Go through the entries and transcribe each one exactly, dropping the pictures.
* Begin Supplied data *
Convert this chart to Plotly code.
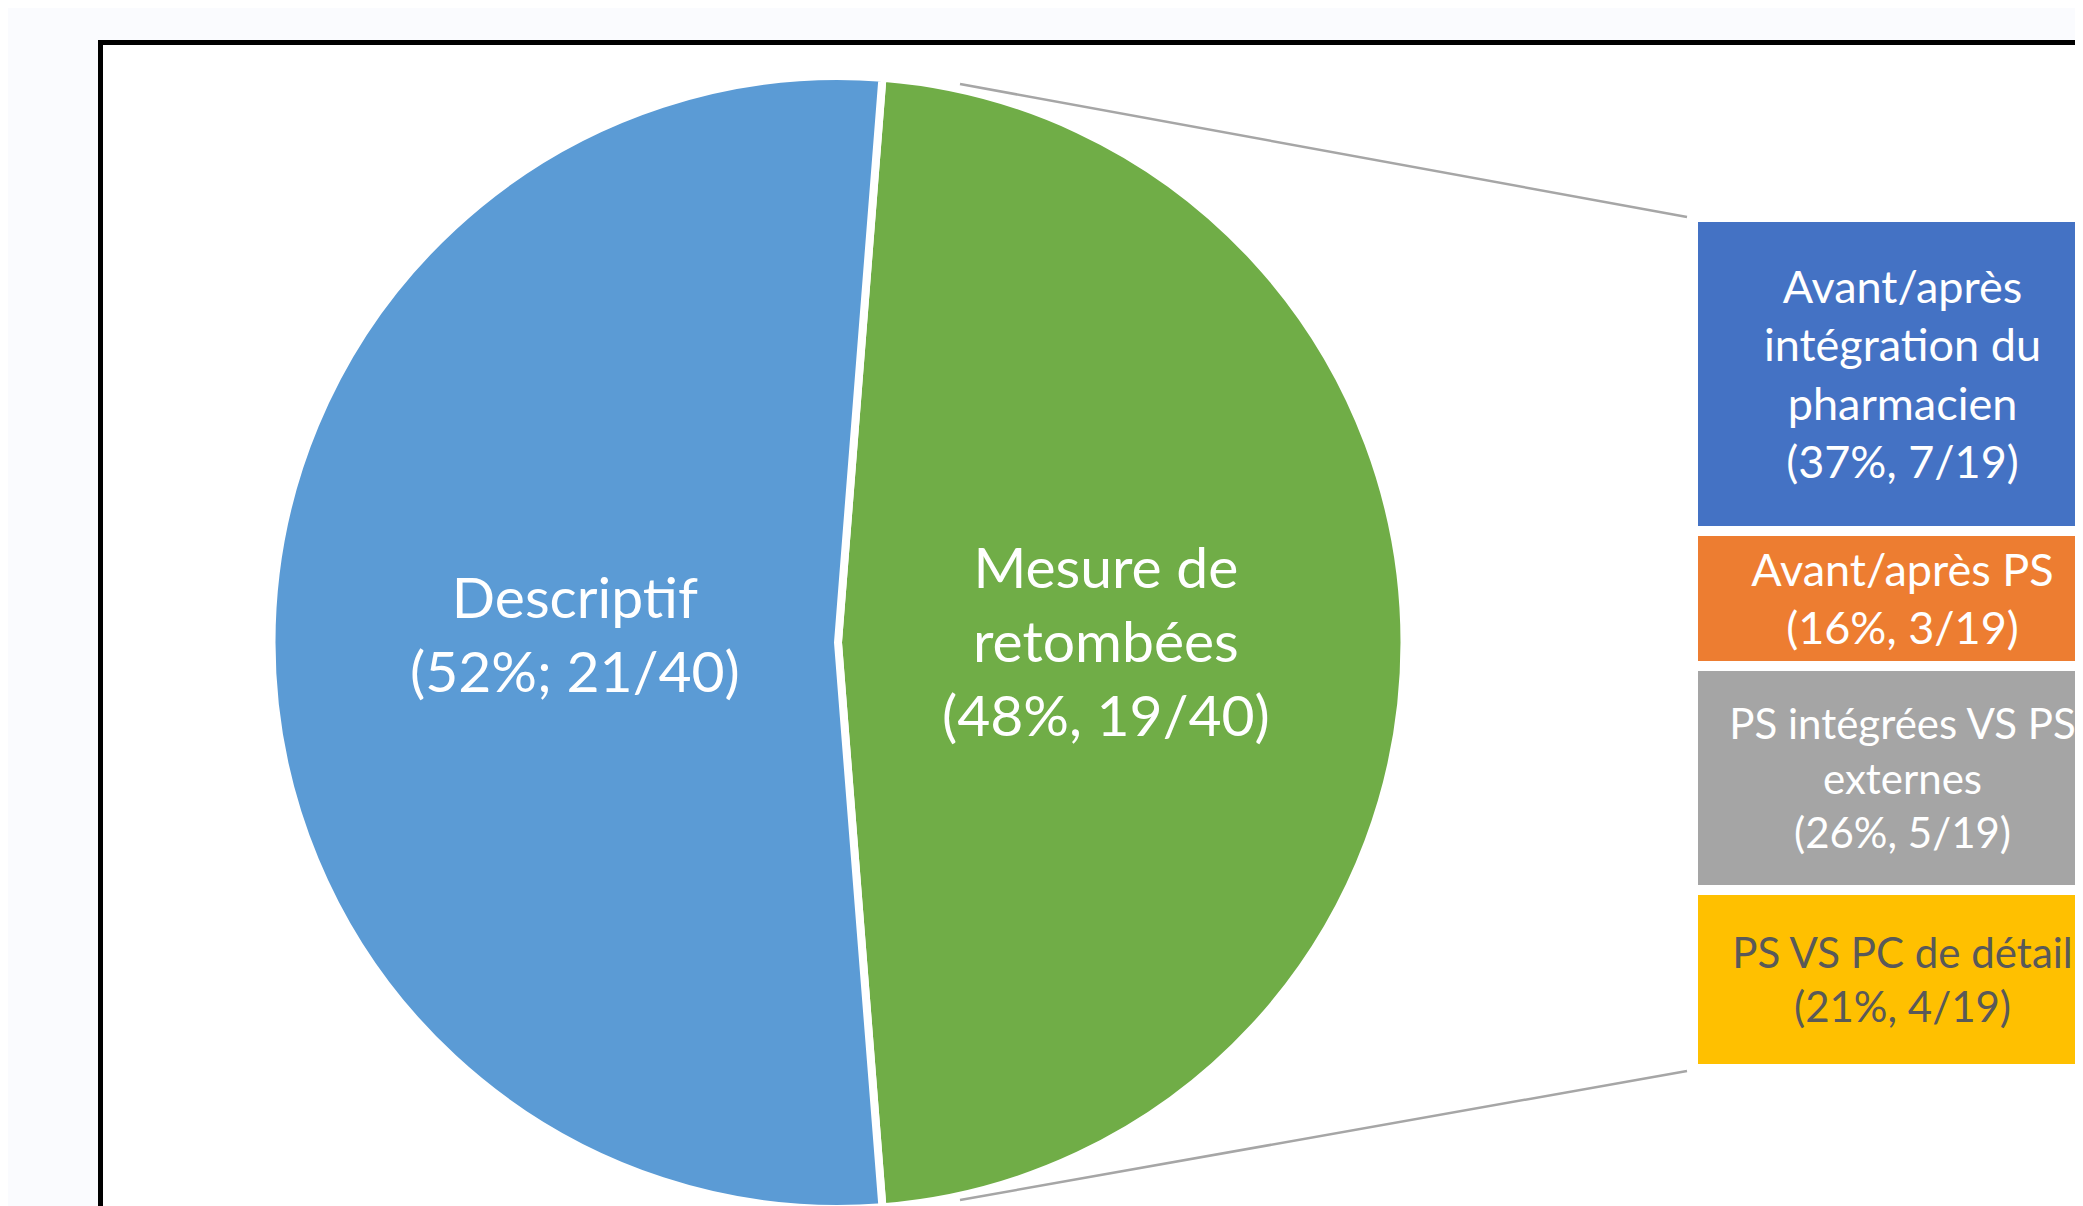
import plotly.graph_objects as go

# ---------------- data ----------------
pie_labels = ["Mesure de retombées", "Descriptif"]
pie_values = [19, 21]
pie_text = ["Mesure de<br>retombées<br>(48%, 19/40)", "Descriptif<br>(52%; 21/40)"]

sub_labels = ["PS VS PC de détail", "PS intégrées VS PS externes",
              "Avant/après PS", "Avant/après intégration du pharmacien"]
sub_values = [4, 5, 3, 7]
sub_text = ["PS VS PC de détail<br>(21%, 4/19)",
            "PS intégrées VS PS<br>externes<br>(26%, 5/19)",
            "Avant/après PS<br>(16%, 3/19)",
            "Avant/après<br>intégration du<br>pharmacien<br>(37%, 7/19)"]

# ---------------- styles ----------------
W, H = 2083, 1206
OFF = 8  # page body margin of the rendered html
pie_colors = ["#70AD47", "#5B9BD5"]
sub_colors = ["#FFC000", "#A5A5A5", "#ED7D31", "#4472C4"]
sub_textcolors = ["#595959", "#FFFFFF", "#FFFFFF", "#FFFFFF"]
sub_textsizes = [42, 42, 45, 45]
FONT = "Lato"


def px(x):
    return (x - OFF) / W


def py(y):
    return min(1.0, max(0.0, 1 - (y - OFF) / H))


fig = go.Figure()

# pie
cx, cy, R = 838, 642.5, 566.5
total = sum(pie_values)
fig.add_trace(go.Pie(
    labels=pie_labels,
    values=pie_values,
    textinfo="none",
    sort=False,
    direction="clockwise",
    rotation=90 - 180 * pie_values[0] / total,
    marker=dict(colors=pie_colors, line=dict(color="white", width=8)),
    domain=dict(x=[px(cx - R), px(cx + R)], y=[py(cy + R), py(cy - R)]),
    showlegend=False,
    hoverinfo="label+value",
))

# stacked bar (pie-of-pie secondary)
for lab, val, txt, col, tcol, tsz in zip(sub_labels, sub_values, sub_text,
                                         sub_colors, sub_textcolors, sub_textsizes):
    fig.add_trace(go.Bar(
        x=[0], y=[val], width=[1], name=lab,
        text=[txt], textposition="inside", insidetextanchor="middle",
        textangle=0, constraintext="none", cliponaxis=False,
        insidetextfont=dict(family=FONT, size=tsz, color=tcol),
        marker=dict(color=col, line=dict(color="white", width=10)),
        showlegend=False, hoverinfo="name+y",
        xaxis="x", yaxis="y",
    ))

# pie labels
label_pos = [(1106, 640), (575, 633)]
annotations = [
    dict(text=t, x=px(lx), y=py(ly), xref="paper", yref="paper",
         xanchor="center", yanchor="middle", showarrow=False,
         font=dict(family=FONT, size=57, color="white"))
    for t, (lx, ly) in zip(pie_text, label_pos)
]

bar_left, bar_right = 1693, 2112
bar_top, bar_bot = 216.7, 1069
ppu = bar_right - bar_left
fig.update_layout(
    width=W, height=H,
    margin=dict(l=0, r=0, t=0, b=0, pad=0),
    paper_bgcolor="#FAFBFE",
    plot_bgcolor="rgba(0,0,0,0)",
    barmode="stack", bargap=0,
    xaxis=dict(domain=[px(bar_left), 1], range=[-0.5, -0.5 + (W + OFF - bar_left) / ppu],
               visible=False, fixedrange=True),
    yaxis=dict(domain=[py(bar_bot), py(bar_top)], range=[0, sum(sub_values)],
               visible=False, fixedrange=True),
    annotations=annotations,
    shapes=[
        # white panel with black frame
        dict(type="rect", xref="paper", yref="paper", layer="below",
             x0=px(100.5), x1=1.05, y0=-0.05, y1=py(42.5),
             fillcolor="white", line=dict(color="black", width=5)),
        # connector lines
        dict(type="line", xref="paper", yref="paper",
             x0=px(960), y0=py(84), x1=px(1687), y1=py(217),
             line=dict(color="#A6A6A6", width=2.5)),
        dict(type="line", xref="paper", yref="paper",
             x0=px(960), y0=py(1200), x1=px(1687), y1=py(1071),
             line=dict(color="#A6A6A6", width=2.5)),
    ],
)

fig.write_html("out.html")
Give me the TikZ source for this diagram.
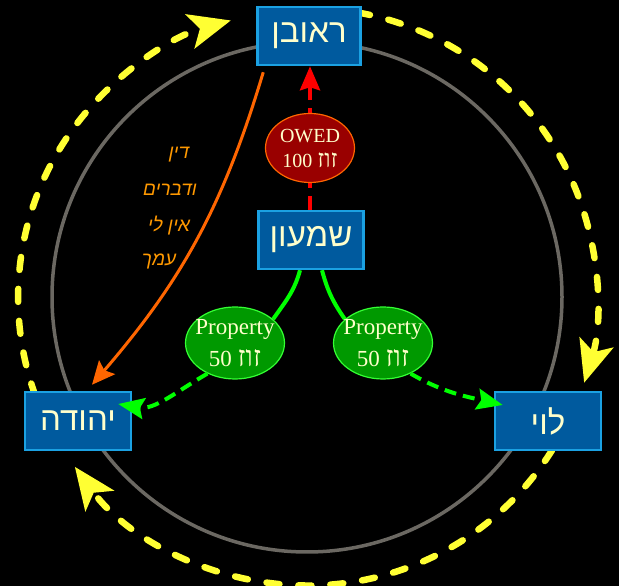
* End Supplied data *
**Task result**
Convert this chart to Plotly code.
import plotly.graph_objects as go

# ---------------- data ----------------
pie_labels = ["Mesure de retombées", "Descriptif"]
pie_values = [19, 21]
pie_text = ["Mesure de<br>retombées<br>(48%, 19/40)", "Descriptif<br>(52%; 21/40)"]

sub_labels = ["PS VS PC de détail", "PS intégrées VS PS externes",
              "Avant/après PS", "Avant/après intégration du pharmacien"]
sub_values = [4, 5, 3, 7]
sub_text = ["PS VS PC de détail<br>(21%, 4/19)",
            "PS intégrées VS PS<br>externes<br>(26%, 5/19)",
            "Avant/après PS<br>(16%, 3/19)",
            "Avant/après<br>intégration du<br>pharmacien<br>(37%, 7/19)"]

# ---------------- styles ----------------
W, H = 2083, 1206
OFF = 8  # page body margin of the rendered html
pie_colors = ["#70AD47", "#5B9BD5"]
sub_colors = ["#FFC000", "#A5A5A5", "#ED7D31", "#4472C4"]
sub_textcolors = ["#595959", "#FFFFFF", "#FFFFFF", "#FFFFFF"]
sub_textsizes = [42, 42, 45, 45]
FONT = "Lato"


def px(x):
    return (x - OFF) / W


def py(y):
    return min(1.0, max(0.0, 1 - (y - OFF) / H))


fig = go.Figure()

# pie
cx, cy, R = 838, 642.5, 566.5
total = sum(pie_values)
fig.add_trace(go.Pie(
    labels=pie_labels,
    values=pie_values,
    textinfo="none",
    sort=False,
    direction="clockwise",
    rotation=90 - 180 * pie_values[0] / total,
    marker=dict(colors=pie_colors, line=dict(color="white", width=8)),
    domain=dict(x=[px(cx - R), px(cx + R)], y=[py(cy + R), py(cy - R)]),
    showlegend=False,
    hoverinfo="label+value",
))

# stacked bar (pie-of-pie secondary)
for lab, val, txt, col, tcol, tsz in zip(sub_labels, sub_values, sub_text,
                                         sub_colors, sub_textcolors, sub_textsizes):
    fig.add_trace(go.Bar(
        x=[0], y=[val], width=[1], name=lab,
        text=[txt], textposition="inside", insidetextanchor="middle",
        textangle=0, constraintext="none", cliponaxis=False,
        insidetextfont=dict(family=FONT, size=tsz, color=tcol),
        marker=dict(color=col, line=dict(color="white", width=10)),
        showlegend=False, hoverinfo="name+y",
        xaxis="x", yaxis="y",
    ))

# pie labels
label_pos = [(1106, 640), (575, 633)]
annotations = [
    dict(text=t, x=px(lx), y=py(ly), xref="paper", yref="paper",
         xanchor="center", yanchor="middle", showarrow=False,
         font=dict(family=FONT, size=57, color="white"))
    for t, (lx, ly) in zip(pie_text, label_pos)
]

bar_left, bar_right = 1693, 2112
bar_top, bar_bot = 216.7, 1069
ppu = bar_right - bar_left
fig.update_layout(
    width=W, height=H,
    margin=dict(l=0, r=0, t=0, b=0, pad=0),
    paper_bgcolor="#FAFBFE",
    plot_bgcolor="rgba(0,0,0,0)",
    barmode="stack", bargap=0,
    xaxis=dict(domain=[px(bar_left), 1], range=[-0.5, -0.5 + (W + OFF - bar_left) / ppu],
               visible=False, fixedrange=True),
    yaxis=dict(domain=[py(bar_bot), py(bar_top)], range=[0, sum(sub_values)],
               visible=False, fixedrange=True),
    annotations=annotations,
    shapes=[
        # white panel with black frame
        dict(type="rect", xref="paper", yref="paper", layer="below",
             x0=px(100.5), x1=1.05, y0=-0.05, y1=py(42.5),
             fillcolor="white", line=dict(color="black", width=5)),
        # connector lines
        dict(type="line", xref="paper", yref="paper",
             x0=px(960), y0=py(84), x1=px(1687), y1=py(217),
             line=dict(color="#A6A6A6", width=2.5)),
        dict(type="line", xref="paper", yref="paper",
             x0=px(960), y0=py(1200), x1=px(1687), y1=py(1071),
             line=dict(color="#A6A6A6", width=2.5)),
    ],
)

fig.write_html("out.html")
Give me the TikZ source for this diagram.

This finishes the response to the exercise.